Таким образом, среди многих параллелей к гоголевской повести «Страшная месть» обнаруживается еще одна – поэма Пушкина «Руслан и Людмила». Аналогии с ней проявляются не только сквозь призму библейского символико-аллегорического плана, но и на уровне завязки, хронотопа, образной системы, деталей, в идейно-сюжетном единстве.

ЛИТЕРАТУРА

  1. Барабаш Ю. «Страшна помста»: третій вимір // Сучасність. – 2000. – № 11. – С. 62–78.
  2. Библия. Книги Священного Писания Ветхого и Нового Завета. – М.: Издательство Московской Патриархии, 1988.

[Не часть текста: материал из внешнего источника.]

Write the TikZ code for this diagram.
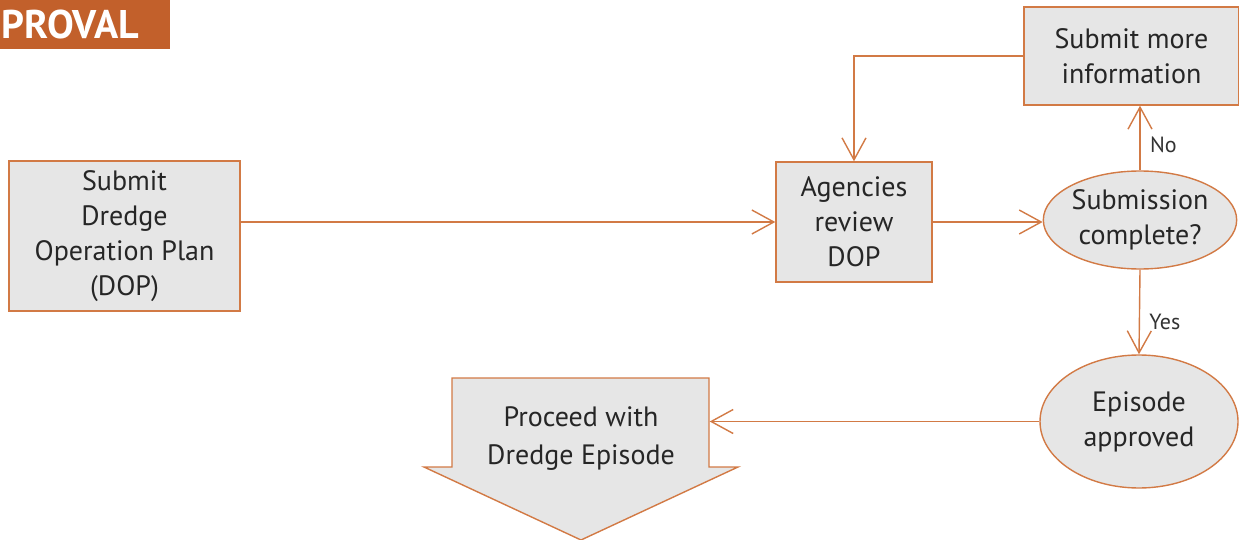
\documentclass[tikz,border=0pt]{standalone}
\usepackage{fontspec}
\setmainfont{PT Sans}
\usetikzlibrary{arrows.meta,shapes.geometric}
\definecolor{dopline}{HTML}{D27A45}
\definecolor{dopfill}{HTML}{E6E6E6}
\definecolor{banner}{HTML}{C2602B}
\begin{document}
\begin{tikzpicture}[x=1pt,y=-1pt,>={Straight Barb[length=22pt,width=24pt]},
line width=1.4pt,
step box/.style={rectangle,draw=dopline,fill=dopfill,align=center,inner sep=0pt,
  font=\fontsize{28}{35}\selectfont,text=black!85},
round node/.style={ellipse,draw=dopline,fill=dopfill,align=center,inner sep=0pt,
  font=\fontsize{28}{35}\selectfont,text=black!85},
flow/.style={->,draw=dopline},
flow label/.style={font=\fontsize{22}{25}\selectfont,text=black!80}]
\useasboundingbox (0,0) rectangle (1239,540);
% title banner
\fill[banner] (0,0) rectangle (170,49);
\node[anchor=west,text=white,font=\fontsize{40}{44}\selectfont\bfseries,inner sep=0pt] (title) at (1,25) {PROVAL};
% steps
\node[step box,minimum width=231pt,minimum height=150pt] (plan) at (124.5,236) {Submit\\Dredge\\Operation Plan\\(DOP)};
\node[step box,minimum width=156pt,minimum height=120pt] (review) at (854,222) {Agencies\\review\\DOP};
\node[round node,minimum width=188pt,minimum height=98pt] (complete) at (1140,220) {Submission\\complete?};
\node[step box,minimum width=215pt,minimum height=98pt] (more) at (1131.5,56) {Submit more\\information};
\node[round node,minimum width=198pt,minimum height=133pt] (approved) at (1139,421.5) {Episode\\approved};
% big down arrow
\filldraw[draw=dopline,fill=dopfill] (452,378) -- (709,378) -- (709,467) -- (738,467)
  -- (581,540) -- (424,467) -- (452,467) -- cycle;
\node[inner sep=0pt,minimum width=257pt,minimum height=89pt] (proceed) at (580.5,422.5) {};
\node[align=center,text=black!85,font=\fontsize{28}{38}\selectfont] (proceedtext) at (581,439) {Proceed with\\Dredge Episode};
% connectors
\path[draw=dopline] (plan.east |- review.west) edge[flow] (review.west)
(review.east) edge[flow] (review.east -| complete.west)
(complete.north) edge[flow] node[flow label,right=6pt,pos=0.4] {No} (complete.north |- more.south)
(complete.south) edge[flow] node[flow label,right=6pt,pos=0.62] {Yes} (approved.north)
(approved.west) edge[flow] (approved.west -| proceed.east);
\draw[flow] (more.west) -| (review.north);
\end{tikzpicture}
\end{document}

  3. Гоголь Н. В. Полное собрание сочинений в 14 т. – М.; Л.: Изд-во АН СССР, 1937–1952.
  4. Лотман Ю. М. Художественное пространство в прозе Гоголя // Лотман Ю. М. В школе поэтического слова: Пушкин. Лермонтов. Гоголь. – М.: Просвещение, 1988. – С. 251–292.
  5. Назарова Л. К истории создания поэмы Пушкина «Руслан и Людмила» // Пушкин: Исследования и материалы / АН СССР. Ин-т рус. лит. (Пушкин. Дом). – М.; Л.: Изд-во АН СССР, 1956. – Т. 1. – С. 216–221.
  6. Назиров Р. Г. Традиции Пушкина и Гоголя в русской прозе. Сравнительная история фабул. Автореф.  дисс. … докт. фил. наук. – Екатеринбург, 1995. – 46 c.
  7. Пушкин А. С. Сочинения. – К.: Молодь, 1955. – 512 с.
  8. Розанов В. В. Мысли о литературе / Вступ. статья, сост., комментарии А. Николюкина. – М.: Современник, 1989. – 607 с.